日本文学史に名を残す大岡昇平のミステリーである。なぜ文学者がこの小説を書いたのか? 読み進めていくと次第に分かってくる。

 事件は神奈川県高座郡金田町(架空)で起こった殺人事件である。犯人は未成年の宏という十九歳(現在の法律では十八歳未満)の見習工。宏にはヨシ子という同年齢の恋人がいた。彼女は妊娠三か月であった。被害者はヨシ子の姉のハル子二十四歳である。そしてハル子の情夫がヤクザの宮内であった。ハル子は未成年のヨシ子が子供を産むのに反対で、中絶しろとヨシ子に迫っていた。殺害の動機はこのヨシ子の中絶を迫ったことによる犯行とされた。しかし弁護士の菊池はその裁判の過程のなかで被告宏の犯行を覆そうとして弁護を繰り広げていく。

 作者(大岡昇平)は、宏の殺人事件の裁判過程において、今日の日本の刑事裁判の矛盾を指摘しているように思えるのである。
 今の日本では袴田事件(死刑判決が言い渡され、再審で無実になるまでは五十八年を要した)のような冤罪事件が起こっている。

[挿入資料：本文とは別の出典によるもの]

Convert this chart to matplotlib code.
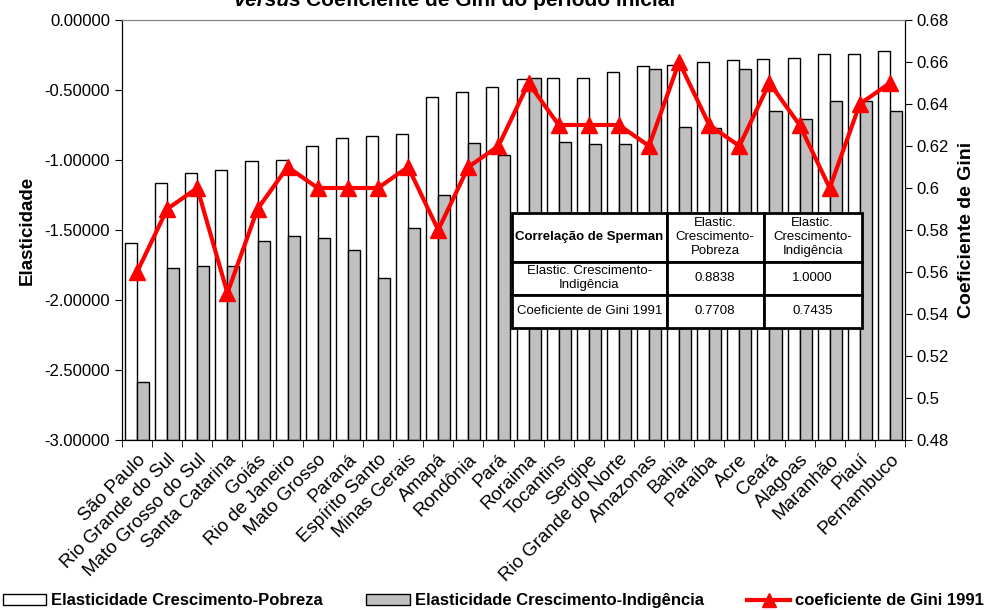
import matplotlib.pyplot as plt
from matplotlib.patches import Patch
from matplotlib.lines import Line2D
import numpy as np

plt.rcParams['font.family'] = ['Liberation Sans', 'DejaVu Sans']

estados = ['São Paulo', 'Rio Grande do Sul', 'Mato Grosso do Sul', 'Santa Catarina',
           'Goiás', 'Rio de Janeiro', 'Mato Grosso', 'Paraná', 'Espírito Santo',
           'Minas Gerais', 'Amapá', 'Rondônia', 'Pará', 'Roraima', 'Tocantins',
           'Sergipe', 'Rio Grande do Norte', 'Amazonas', 'Bahia', 'Paraíba', 'Acre',
           'Ceará', 'Alagoas', 'Maranhão', 'Piauí', 'Pernambuco']

elast_pobreza = [-1.595, -1.162, -1.090, -1.071, -1.005, -1.000, -0.900, -0.840,
                 -0.831, -0.814, -0.552, -0.517, -0.481, -0.424, -0.412, -0.412,
                 -0.369, -0.326, -0.324, -0.298, -0.288, -0.279, -0.269, -0.245,
                 -0.243, -0.221]
elast_indigencia = [-2.583, -1.774, -1.760, -1.760, -1.579, -1.540, -1.555, -1.643,
                    -1.845, -1.483, -1.252, -0.881, -0.964, -0.417, -0.874, -0.883,
                    -0.888, -0.350, -0.762, -0.769, -0.348, -0.652, -0.705, -0.581,
                    -0.581, -0.648]
gini_1991 = [0.56, 0.59, 0.60, 0.55, 0.59, 0.61, 0.60, 0.60, 0.60, 0.61, 0.58, 0.61,
             0.62, 0.65, 0.63, 0.63, 0.63, 0.62, 0.66, 0.63, 0.62, 0.65, 0.63, 0.60,
             0.64, 0.65]

tab_cols = ['Correlação de Sperman', 'Elastic.\nCrescimento-\nPobreza',
            'Elastic.\nCrescimento-\nIndigência']
tab_rows = [['Elastic. Crescimento-\nIndigência', '0.8838', '1.0000'],
            ['Coeficiente de Gini 1991', '0.7708', '0.7435']]

fig = plt.figure(figsize=(9.87, 6.10), dpi=100)
ax = fig.add_axes([122 / 987, 1 - 440 / 610, 783 / 987, 420 / 610])

base = -3.0
x = np.arange(len(estados))
w = 0.4
ax.bar(x - w / 2, np.array(elast_pobreza) - base, w, bottom=base, color='white',
       edgecolor='black', linewidth=1)
ax.bar(x + w / 2, np.array(elast_indigencia) - base, w, bottom=base, color='#c0c0c0',
       edgecolor='black', linewidth=1)
ax.set_ylim(-3, 0)
ax.set_xlim(-0.5, len(estados) - 0.5)
ax.set_yticks(np.arange(-3, 0.01, 0.5))
ax.yaxis.set_major_formatter(plt.FuncFormatter(lambda v, p: f'{v:.5f}'))
ax.set_xticks(x)
ax.set_xticklabels(estados, rotation=45, ha='right', rotation_mode='anchor', fontsize=13.5)
ax.set_xticks(np.arange(-0.5, len(estados), 1), minor=True)
ax.tick_params(axis='x', which='major', length=0, pad=8)
ax.tick_params(axis='x', which='minor', length=5)
ax.tick_params(axis='y', labelsize=12, length=5)
ax.set_ylabel('Elasticidade', fontsize=13.5, fontweight='bold', labelpad=6)
ax.spines['top'].set_color('#808080')

ax2 = ax.twinx()
ax2.plot(x, gini_1991, color='red', linewidth=3, marker='^', markersize=11)
ax2.set_ylim(0.48, 0.68)
ax2.set_yticks(np.arange(0.48, 0.681, 0.02))
ax2.yaxis.set_major_formatter(plt.FuncFormatter(lambda v, p: f'{round(v, 2):g}'))
ax2.tick_params(axis='y', labelsize=12, length=5)
ax2.set_ylabel('Coeficiente de Gini', fontsize=14, fontweight='bold', labelpad=6)
ax2.spines['top'].set_color('#808080')

tbl = ax2.table(cellText=[tab_cols] + tab_rows, cellLoc='center',
                colWidths=[155, 97, 98],
                bbox=[(511.7 - 122) / 783, (440 - 327.7) / 420, 350 / 783, 115 / 420])
tbl.auto_set_font_size(False)
tbl.set_zorder(10)
heights = [49 / 115, 33.3 / 115, 32.7 / 115]
for (r, c), cell in tbl.get_celld().items():
    cell.set_linewidth(2)
    cell.set_facecolor('white')
    cell.get_text().set_fontsize(9.5)
    cell.set_height(heights[r] * 115 / 420)
    if r == 0 and c == 0:
        cell.get_text().set_fontweight('bold')

fig.text(0.305, 0.99, 'Versus', fontsize=15, fontweight='bold', fontstyle='italic',
         ha='right', va='baseline')
fig.text(0.31, 0.99, 'Coeficiente de Gini do período inicial', fontsize=15,
         fontweight='bold', ha='left', va='baseline')

handles = [Patch(facecolor='white', edgecolor='black'),
           Patch(facecolor='#c0c0c0', edgecolor='black'),
           Line2D([], [], color='red', linewidth=3, marker='^', markersize=10)]
labels = ['Elasticidade Crescimento-Pobreza', 'Elasticidade Crescimento-Indigência',
          'coeficiente de Gini 1991']
fig.legend(handles, labels, loc='lower center', bbox_to_anchor=(0.5, -0.022), ncol=3,
           frameon=False, prop={'size': 12, 'weight': 'bold'}, handlelength=2.6,
           handletextpad=0.3, columnspacing=2.6)

fig.savefig('out.png', dpi=100)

 昭和五十二年に発表されたこの小説は、それは刑事裁判そのものに問題があるのではと問いかけているようである。

 例えば本文には、
 ―英米法では、嬰児殺しは別罪となっているし、殺人にも謀殺、故殺、傷害殺人など等級をつけている(中略)。これはいわゆる応報主義という考え方に基づいている。ところが日本では教育刑主義が入っていて、情状によって、無期、十五年という風に刑が軽減される。教育刑主義となれば、被告を何年刑務所に服役させるかという判断は、純粋に司法権の発動ではなく、刑政という行政処置に係って来る。―

 また、本作品ではさかんに集中審理方式という用語が出てくる。これは裁判のスピード化ということを示した用語である。裁判のスピードアップに反対する者はいないだろうが、一週間に二回も三回も公判期日を詰め込んでしまうのは、被告側からみれば充分な弁護の準備期間を奪うものではないのかと、本作品で指摘もしている。

 この小説では未成年の宏の殺人事件は、殺人罪ではなく(殺意はなかったと判定され)傷害殺人罪となり、懲役二年から懲役四年の不定期刑(未成年ゆえ)が判決として言い渡される。